*** Supplied information
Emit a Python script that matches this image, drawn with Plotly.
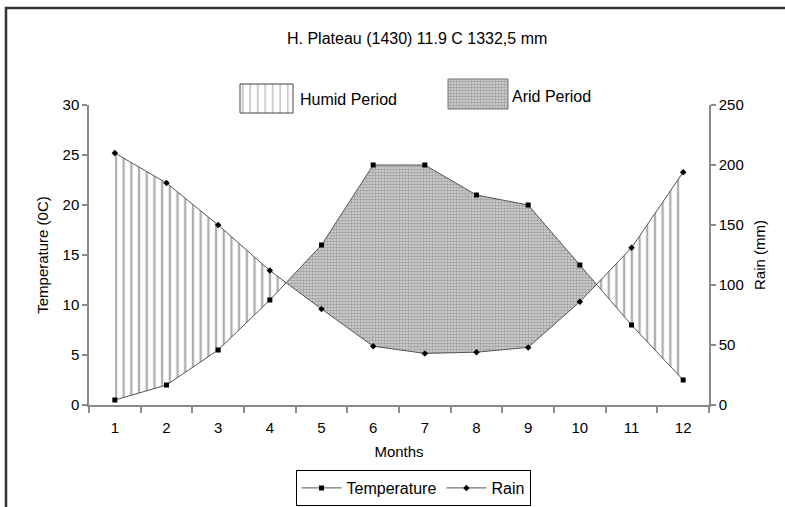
import plotly.graph_objects as go

# ---------------- data ----------------
months = list(range(1, 13))
temperature = [0.5, 2, 5.5, 10.5, 16, 24, 24, 21, 20, 14, 8, 2.5]
rain = [210, 185, 150, 112, 80, 49, 43, 44, 48, 86, 131, 194]
temp_ticks = [0, 5, 10, 15, 20, 25, 30]
rain_ticks = [0, 50, 100, 150, 200, 250]
TEMP_MAX = 30
RAIN_MAX = 250
title_text = "H. Plateau (1430) 11.9 C 1332,5 mm"

FONT = "Liberation Sans, Arial, sans-serif"

# rain expressed in temperature-axis units
rain_s = [r * TEMP_MAX / RAIN_MAX for r in rain]


def regions(sign):
    """Polygons where sign*(rain_s - temperature) > 0."""
    polys = []
    top, bot = [], []
    n = len(months)
    for i in range(n):
        d = rain_s[i] - temperature[i]
        inside = sign * d > 0
        if inside:
            top.append((months[i], rain_s[i]))
            bot.append((months[i], temperature[i]))
        if i < n - 1:
            d2 = rain_s[i + 1] - temperature[i + 1]
            if (d > 0) != (d2 > 0):
                t = d / (d - d2)
                xc = months[i] + t
                yc = temperature[i] + t * (temperature[i + 1] - temperature[i])
                if inside:
                    top.append((xc, yc))
                    bot.append((xc, yc))
                    polys.append((top, bot))
                    top, bot = [], []
                else:
                    top = [(xc, yc)]
                    bot = [(xc, yc)]
    if top:
        polys.append((top, bot))
    out = []
    for top, bot in polys:
        xs = [p[0] for p in top] + [p[0] for p in reversed(bot)]
        ys = [p[1] for p in top] + [p[1] for p in reversed(bot)]
        out.append((xs, ys))
    return out


fig = go.Figure()

humid_pattern = dict(shape="|", fgcolor="#5e5e5e", bgcolor="white", size=7.7, solidity=0.3)
arid_pattern = dict(shape=".", fgcolor="#6a6a6a", bgcolor="#d8d8d8", size=3, solidity=0.6)

for xs, ys in regions(+1):
    fig.add_trace(go.Scatter(x=xs, y=ys, mode="none", fill="toself", fillcolor="white",
                             fillpattern=humid_pattern, showlegend=False, hoverinfo="skip"))
for xs, ys in regions(-1):
    fig.add_trace(go.Scatter(x=xs, y=ys, mode="none", fill="toself", fillcolor="white",
                             fillpattern=arid_pattern, showlegend=False, hoverinfo="skip"))

fig.add_trace(go.Scatter(x=months, y=temperature, name="Temperature", mode="lines+markers",
                         line=dict(color="#555555", width=1),
                         marker=dict(symbol="square", size=5, color="black")))
fig.add_trace(go.Scatter(x=months, y=rain, name="Rain", mode="lines+markers", yaxis="y2",
                         line=dict(color="#555555", width=1),
                         marker=dict(symbol="diamond", size=5, color="black")))

# top "period" key swatches drawn on a pixel-coordinate overlay axis
fig.add_trace(go.Scatter(x=[240, 293, 293, 240, 240], y=[84, 84, 113, 113, 84], xaxis="x3", yaxis="y3",
                         mode="lines", line=dict(color="#444444", width=1), fill="toself",
                         fillcolor="white", fillpattern=dict(shape="|", fgcolor="#555555", bgcolor="white",
                                                             size=7.5, solidity=0.15),
                         showlegend=False, hoverinfo="skip"))
fig.add_trace(go.Scatter(x=[448, 508, 508, 448, 448], y=[79, 79, 109, 109, 79], xaxis="x3", yaxis="y3",
                         mode="lines", line=dict(color="#777777", width=1), fill="toself",
                         fillcolor="white", fillpattern=arid_pattern,
                         showlegend=False, hoverinfo="skip"))

W, H = 785, 507
L, R, T, B = 89, 76, 8, 102
plot_h = H - T - B  # paper height in px
main_top = (405 - 105) / plot_h

axis_common = dict(showline=True, linecolor="#8a8a8a", linewidth=1.5, ticks="outside",
                   ticklen=5, tickcolor="#8a8a8a", tickwidth=1.5, showgrid=False, zeroline=False,
                   tickfont=dict(family=FONT, size=15, color="black"))

fig.update_layout(
    width=W, height=H,
    margin=dict(l=L, r=R, t=T, b=B, autoexpand=False),
    paper_bgcolor="white", plot_bgcolor="rgba(0,0,0,0)",
    font=dict(family=FONT, size=15, color="black"),
    xaxis=dict(range=[0.5, 12.5], domain=[0, 1], tickvals=months, ticktext=[str(m) for m in months],
               showline=True, linecolor="#8a8a8a", linewidth=1.5, ticks="", showgrid=False,
               zeroline=False, tickfont=dict(family=FONT, size=15, color="black"),
               ticklabelstandoff=8,
               minor=dict(ticks="outside", tick0=0.5, dtick=1, ticklen=6, tickcolor="#8a8a8a",
                          tickwidth=1.5, showgrid=False),
               title=dict(text="Months", font=dict(family=FONT, size=15), standoff=12)),
    yaxis=dict(range=[0, TEMP_MAX], domain=[0, main_top], tickvals=temp_ticks, **axis_common,
               title=dict(text="Temperature (0C)", font=dict(family=FONT, size=15), standoff=10)),
    yaxis2=dict(range=[0, RAIN_MAX], domain=[0, main_top], overlaying="y", side="right",
                tickvals=rain_ticks, **axis_common,
                title=dict(text="Rain (mm)", font=dict(family=FONT, size=15), standoff=12)),
    xaxis3=dict(range=[L, W - R], domain=[0, 1], visible=False, anchor="y3", fixedrange=True),
    yaxis3=dict(range=[405, T], domain=[0, 1], visible=False, anchor="x3", fixedrange=True),
    legend=dict(orientation="h", x=(413 - L) / (W - L - R), xanchor="center",
                y=(405 - 470) / plot_h, yanchor="top", bordercolor="black", borderwidth=1,
                bgcolor="white", font=dict(family=FONT, size=16), itemwidth=40,
                tracegroupgap=0),
    annotations=[
        dict(text=title_text, x=417, y=38, xref="x3", yref="y3", showarrow=False,
             font=dict(family=FONT, size=16), xanchor="center", yanchor="middle"),
        dict(text="Humid Period", x=298, y=99, xref="x3", yref="y3", showarrow=False,
             font=dict(family=FONT, size=16), xanchor="left", yanchor="middle"),
        dict(text="Arid Period", x=510, y=96, xref="x3", yref="y3", showarrow=False,
             font=dict(family=FONT, size=16), xanchor="left", yanchor="middle"),
    ],
    shapes=[dict(type="rect", xref="paper", yref="paper",
                 x0=(6 - L) / (W - L - R), x1=(W + 60 - L) / (W - L - R),
                 y0=(405 - H - 40) / plot_h, y1=1.0,
                 line=dict(color="#333333", width=2.5), fillcolor="rgba(0,0,0,0)", layer="below")],
)

fig.write_html("out.html")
******
**Challenge**
Return the listing above word for word, with the pictures removed.

**Response to the exercise**
Emit a Python script that matches this image, drawn with Plotly.
import plotly.graph_objects as go

# ---------------- data ----------------
months = list(range(1, 13))
temperature = [0.5, 2, 5.5, 10.5, 16, 24, 24, 21, 20, 14, 8, 2.5]
rain = [210, 185, 150, 112, 80, 49, 43, 44, 48, 86, 131, 194]
temp_ticks = [0, 5, 10, 15, 20, 25, 30]
rain_ticks = [0, 50, 100, 150, 200, 250]
TEMP_MAX = 30
RAIN_MAX = 250
title_text = "H. Plateau (1430) 11.9 C 1332,5 mm"

FONT = "Liberation Sans, Arial, sans-serif"

# rain expressed in temperature-axis units
rain_s = [r * TEMP_MAX / RAIN_MAX for r in rain]


def regions(sign):
    """Polygons where sign*(rain_s - temperature) > 0."""
    polys = []
    top, bot = [], []
    n = len(months)
    for i in range(n):
        d = rain_s[i] - temperature[i]
        inside = sign * d > 0
        if inside:
            top.append((months[i], rain_s[i]))
            bot.append((months[i], temperature[i]))
        if i < n - 1:
            d2 = rain_s[i + 1] - temperature[i + 1]
            if (d > 0) != (d2 > 0):
                t = d / (d - d2)
                xc = months[i] + t
                yc = temperature[i] + t * (temperature[i + 1] - temperature[i])
                if inside:
                    top.append((xc, yc))
                    bot.append((xc, yc))
                    polys.append((top, bot))
                    top, bot = [], []
                else:
                    top = [(xc, yc)]
                    bot = [(xc, yc)]
    if top:
        polys.append((top, bot))
    out = []
    for top, bot in polys:
        xs = [p[0] for p in top] + [p[0] for p in reversed(bot)]
        ys = [p[1] for p in top] + [p[1] for p in reversed(bot)]
        out.append((xs, ys))
    return out


fig = go.Figure()

humid_pattern = dict(shape="|", fgcolor="#5e5e5e", bgcolor="white", size=7.7, solidity=0.3)
arid_pattern = dict(shape=".", fgcolor="#6a6a6a", bgcolor="#d8d8d8", size=3, solidity=0.6)

for xs, ys in regions(+1):
    fig.add_trace(go.Scatter(x=xs, y=ys, mode="none", fill="toself", fillcolor="white",
                             fillpattern=humid_pattern, showlegend=False, hoverinfo="skip"))
for xs, ys in regions(-1):
    fig.add_trace(go.Scatter(x=xs, y=ys, mode="none", fill="toself", fillcolor="white",
                             fillpattern=arid_pattern, showlegend=False, hoverinfo="skip"))

fig.add_trace(go.Scatter(x=months, y=temperature, name="Temperature", mode="lines+markers",
                         line=dict(color="#555555", width=1),
                         marker=dict(symbol="square", size=5, color="black")))
fig.add_trace(go.Scatter(x=months, y=rain, name="Rain", mode="lines+markers", yaxis="y2",
                         line=dict(color="#555555", width=1),
                         marker=dict(symbol="diamond", size=5, color="black")))

# top "period" key swatches drawn on a pixel-coordinate overlay axis
fig.add_trace(go.Scatter(x=[240, 293, 293, 240, 240], y=[84, 84, 113, 113, 84], xaxis="x3", yaxis="y3",
                         mode="lines", line=dict(color="#444444", width=1), fill="toself",
                         fillcolor="white", fillpattern=dict(shape="|", fgcolor="#555555", bgcolor="white",
                                                             size=7.5, solidity=0.15),
                         showlegend=False, hoverinfo="skip"))
fig.add_trace(go.Scatter(x=[448, 508, 508, 448, 448], y=[79, 79, 109, 109, 79], xaxis="x3", yaxis="y3",
                         mode="lines", line=dict(color="#777777", width=1), fill="toself",
                         fillcolor="white", fillpattern=arid_pattern,
                         showlegend=False, hoverinfo="skip"))

W, H = 785, 507
L, R, T, B = 89, 76, 8, 102
plot_h = H - T - B  # paper height in px
main_top = (405 - 105) / plot_h

axis_common = dict(showline=True, linecolor="#8a8a8a", linewidth=1.5, ticks="outside",
                   ticklen=5, tickcolor="#8a8a8a", tickwidth=1.5, showgrid=False, zeroline=False,
                   tickfont=dict(family=FONT, size=15, color="black"))

fig.update_layout(
    width=W, height=H,
    margin=dict(l=L, r=R, t=T, b=B, autoexpand=False),
    paper_bgcolor="white", plot_bgcolor="rgba(0,0,0,0)",
    font=dict(family=FONT, size=15, color="black"),
    xaxis=dict(range=[0.5, 12.5], domain=[0, 1], tickvals=months, ticktext=[str(m) for m in months],
               showline=True, linecolor="#8a8a8a", linewidth=1.5, ticks="", showgrid=False,
               zeroline=False, tickfont=dict(family=FONT, size=15, color="black"),
               ticklabelstandoff=8,
               minor=dict(ticks="outside", tick0=0.5, dtick=1, ticklen=6, tickcolor="#8a8a8a",
                          tickwidth=1.5, showgrid=False),
               title=dict(text="Months", font=dict(family=FONT, size=15), standoff=12)),
    yaxis=dict(range=[0, TEMP_MAX], domain=[0, main_top], tickvals=temp_ticks, **axis_common,
               title=dict(text="Temperature (0C)", font=dict(family=FONT, size=15), standoff=10)),
    yaxis2=dict(range=[0, RAIN_MAX], domain=[0, main_top], overlaying="y", side="right",
                tickvals=rain_ticks, **axis_common,
                title=dict(text="Rain (mm)", font=dict(family=FONT, size=15), standoff=12)),
    xaxis3=dict(range=[L, W - R], domain=[0, 1], visible=False, anchor="y3", fixedrange=True),
    yaxis3=dict(range=[405, T], domain=[0, 1], visible=False, anchor="x3", fixedrange=True),
    legend=dict(orientation="h", x=(413 - L) / (W - L - R), xanchor="center",
                y=(405 - 470) / plot_h, yanchor="top", bordercolor="black", borderwidth=1,
                bgcolor="white", font=dict(family=FONT, size=16), itemwidth=40,
                tracegroupgap=0),
    annotations=[
        dict(text=title_text, x=417, y=38, xref="x3", yref="y3", showarrow=False,
             font=dict(family=FONT, size=16), xanchor="center", yanchor="middle"),
        dict(text="Humid Period", x=298, y=99, xref="x3", yref="y3", showarrow=False,
             font=dict(family=FONT, size=16), xanchor="left", yanchor="middle"),
        dict(text="Arid Period", x=510, y=96, xref="x3", yref="y3", showarrow=False,
             font=dict(family=FONT, size=16), xanchor="left", yanchor="middle"),
    ],
    shapes=[dict(type="rect", xref="paper", yref="paper",
                 x0=(6 - L) / (W - L - R), x1=(W + 60 - L) / (W - L - R),
                 y0=(405 - H - 40) / plot_h, y1=1.0,
                 line=dict(color="#333333", width=2.5), fillcolor="rgba(0,0,0,0)", layer="below")],
)

fig.write_html("out.html")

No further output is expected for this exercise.